Harmonised technical requirements across the bloc is one area, she responds, interoperable ticketing is another.
More than anything, she hopes that manufacturers, software providers and operators can learn to work together much more closely, right from the planning stage of any mobility enterprise.
“There are manufacturers who build their vehicles almost independently of which software will later run on them,” she says. Those separate worlds — hardware, software, service — need a new means of cooperation, she argues.
Mobility manufacturers and operators could, Lenz believes, learn something from the software sector whose credo is to move towards standardisation as much as possible and then add modular specifications on top, “rather than operating in a highly specific way from the outset”.

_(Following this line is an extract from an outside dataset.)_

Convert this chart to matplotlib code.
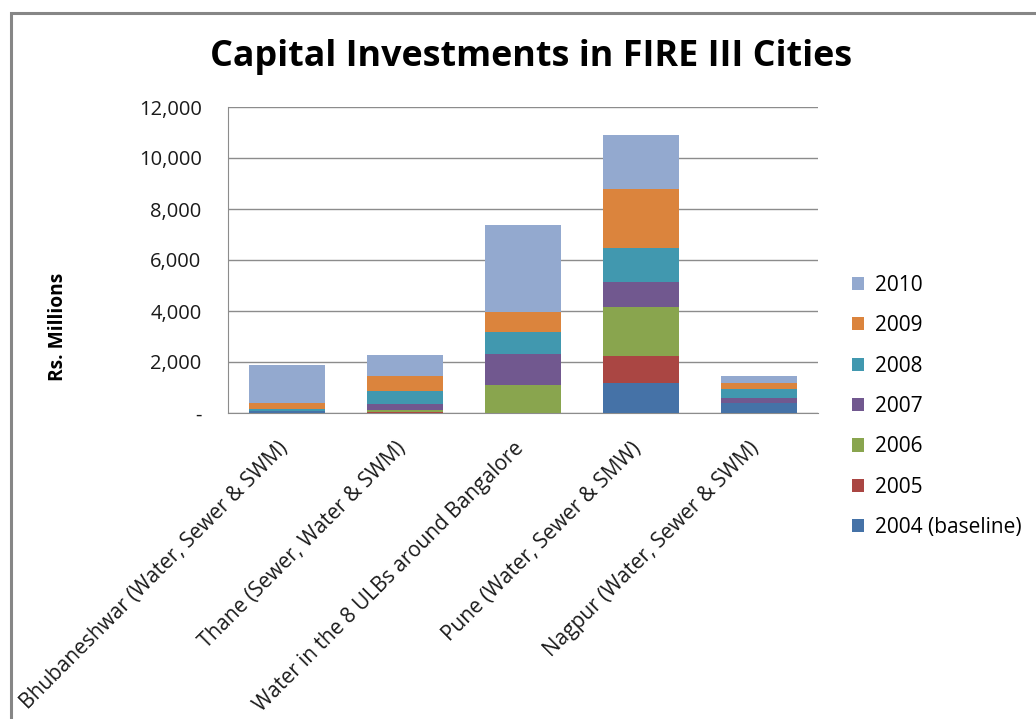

Lenz’s life in Berlin — “I live 50 meters from the Kurfürstendamm” — and her daily routines matter to her argument. The Papillon dog she walks and the cinema she loves are evidence of how mobility interacts with culture, leisure and domestic rhythms. “I especially like films that portray life situations someone has to cope with — whether they succeed or sometimes fail,” she explains – a description that could work just as well for mobility challenges as for movie plots.
In what areas does she feel Europe is already doing well? Lenz said she admires the EU’s role in standardising rail systems, and would like to see the same ambition applied to bus networks and ticketing: “If everyone uses the same terminology, they are talking about the same thing. That is an important task only the EU can undertake. It cannot come from the national level.”
She also feels that European data protection is exemplary.
Although her career has already spanned decades, Lenz is poised to travel much further still on the road to a better mobility future for Europe, thanks to her blend of scholarly depth and civic enthusiasm.
Taking the bus, walking the streets and taking in a film provides the scholar with daily feedback as she ponders the central question: Is our transport fit for the way we live?
A question, she knows only too well, that is far from settled.